### What to work on:
Set down each line of the data below exactly as it stands, dropping the pictures.

### Data provided:
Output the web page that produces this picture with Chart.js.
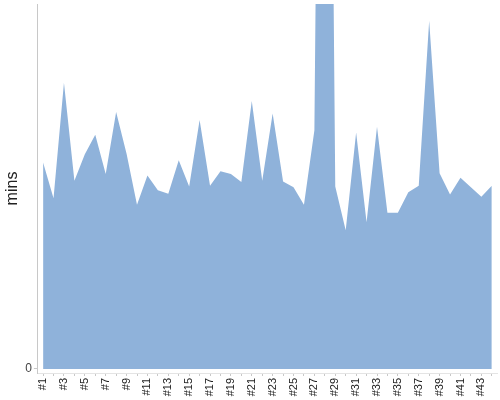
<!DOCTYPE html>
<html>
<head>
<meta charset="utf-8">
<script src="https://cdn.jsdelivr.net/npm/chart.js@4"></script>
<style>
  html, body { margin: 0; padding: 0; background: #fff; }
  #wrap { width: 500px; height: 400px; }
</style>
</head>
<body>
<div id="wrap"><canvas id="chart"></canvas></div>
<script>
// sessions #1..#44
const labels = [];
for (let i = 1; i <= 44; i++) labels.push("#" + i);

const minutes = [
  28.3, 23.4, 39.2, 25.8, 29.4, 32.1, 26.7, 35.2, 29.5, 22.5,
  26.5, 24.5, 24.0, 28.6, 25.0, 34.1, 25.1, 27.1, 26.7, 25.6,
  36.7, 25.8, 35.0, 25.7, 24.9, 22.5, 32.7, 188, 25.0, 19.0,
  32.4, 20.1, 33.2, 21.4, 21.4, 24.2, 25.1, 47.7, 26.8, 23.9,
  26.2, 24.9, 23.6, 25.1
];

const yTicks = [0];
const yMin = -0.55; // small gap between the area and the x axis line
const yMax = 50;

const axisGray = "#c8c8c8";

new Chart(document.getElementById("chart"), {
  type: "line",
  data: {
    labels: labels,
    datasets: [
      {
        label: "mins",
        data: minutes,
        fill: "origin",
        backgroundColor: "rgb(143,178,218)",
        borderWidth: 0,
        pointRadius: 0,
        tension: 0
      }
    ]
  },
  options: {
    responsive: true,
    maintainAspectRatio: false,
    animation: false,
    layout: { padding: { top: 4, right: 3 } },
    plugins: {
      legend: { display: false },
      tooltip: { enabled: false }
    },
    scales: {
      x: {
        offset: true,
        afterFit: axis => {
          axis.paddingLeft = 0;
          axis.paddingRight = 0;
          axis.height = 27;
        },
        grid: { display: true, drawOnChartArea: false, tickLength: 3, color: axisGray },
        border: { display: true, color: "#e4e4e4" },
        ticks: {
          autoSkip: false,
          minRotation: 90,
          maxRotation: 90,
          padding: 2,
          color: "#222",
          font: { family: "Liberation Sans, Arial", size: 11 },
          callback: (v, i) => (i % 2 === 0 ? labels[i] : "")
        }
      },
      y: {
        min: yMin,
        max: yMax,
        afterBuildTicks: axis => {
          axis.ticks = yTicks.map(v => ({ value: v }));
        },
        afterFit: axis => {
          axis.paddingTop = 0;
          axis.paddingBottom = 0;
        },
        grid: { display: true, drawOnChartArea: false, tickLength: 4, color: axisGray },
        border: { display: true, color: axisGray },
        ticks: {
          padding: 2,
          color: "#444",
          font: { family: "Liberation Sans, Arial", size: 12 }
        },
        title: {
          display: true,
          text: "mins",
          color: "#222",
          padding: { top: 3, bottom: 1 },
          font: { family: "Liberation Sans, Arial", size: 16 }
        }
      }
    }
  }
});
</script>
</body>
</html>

### Exercise result:
Output the web page that produces this picture with Chart.js.
<!DOCTYPE html>
<html>
<head>
<meta charset="utf-8">
<script src="https://cdn.jsdelivr.net/npm/chart.js@4"></script>
<style>
  html, body { margin: 0; padding: 0; background: #fff; }
  #wrap { width: 500px; height: 400px; }
</style>
</head>
<body>
<div id="wrap"><canvas id="chart"></canvas></div>
<script>
// sessions #1..#44
const labels = [];
for (let i = 1; i <= 44; i++) labels.push("#" + i);

const minutes = [
  28.3, 23.4, 39.2, 25.8, 29.4, 32.1, 26.7, 35.2, 29.5, 22.5,
  26.5, 24.5, 24.0, 28.6, 25.0, 34.1, 25.1, 27.1, 26.7, 25.6,
  36.7, 25.8, 35.0, 25.7, 24.9, 22.5, 32.7, 188, 25.0, 19.0,
  32.4, 20.1, 33.2, 21.4, 21.4, 24.2, 25.1, 47.7, 26.8, 23.9,
  26.2, 24.9, 23.6, 25.1
];

const yTicks = [0];
const yMin = -0.55; // small gap between the area and the x axis line
const yMax = 50;

const axisGray = "#c8c8c8";

new Chart(document.getElementById("chart"), {
  type: "line",
  data: {
    labels: labels,
    datasets: [
      {
        label: "mins",
        data: minutes,
        fill: "origin",
        backgroundColor: "rgb(143,178,218)",
        borderWidth: 0,
        pointRadius: 0,
        tension: 0
      }
    ]
  },
  options: {
    responsive: true,
    maintainAspectRatio: false,
    animation: false,
    layout: { padding: { top: 4, right: 3 } },
    plugins: {
      legend: { display: false },
      tooltip: { enabled: false }
    },
    scales: {
      x: {
        offset: true,
        afterFit: axis => {
          axis.paddingLeft = 0;
          axis.paddingRight = 0;
          axis.height = 27;
        },
        grid: { display: true, drawOnChartArea: false, tickLength: 3, color: axisGray },
        border: { display: true, color: "#e4e4e4" },
        ticks: {
          autoSkip: false,
          minRotation: 90,
          maxRotation: 90,
          padding: 2,
          color: "#222",
          font: { family: "Liberation Sans, Arial", size: 11 },
          callback: (v, i) => (i % 2 === 0 ? labels[i] : "")
        }
      },
      y: {
        min: yMin,
        max: yMax,
        afterBuildTicks: axis => {
          axis.ticks = yTicks.map(v => ({ value: v }));
        },
        afterFit: axis => {
          axis.paddingTop = 0;
          axis.paddingBottom = 0;
        },
        grid: { display: true, drawOnChartArea: false, tickLength: 4, color: axisGray },
        border: { display: true, color: axisGray },
        ticks: {
          padding: 2,
          color: "#444",
          font: { family: "Liberation Sans, Arial", size: 12 }
        },
        title: {
          display: true,
          text: "mins",
          color: "#222",
          padding: { top: 3, bottom: 1 },
          font: { family: "Liberation Sans, Arial", size: 16 }
        }
      }
    }
  }
});
</script>
</body>
</html>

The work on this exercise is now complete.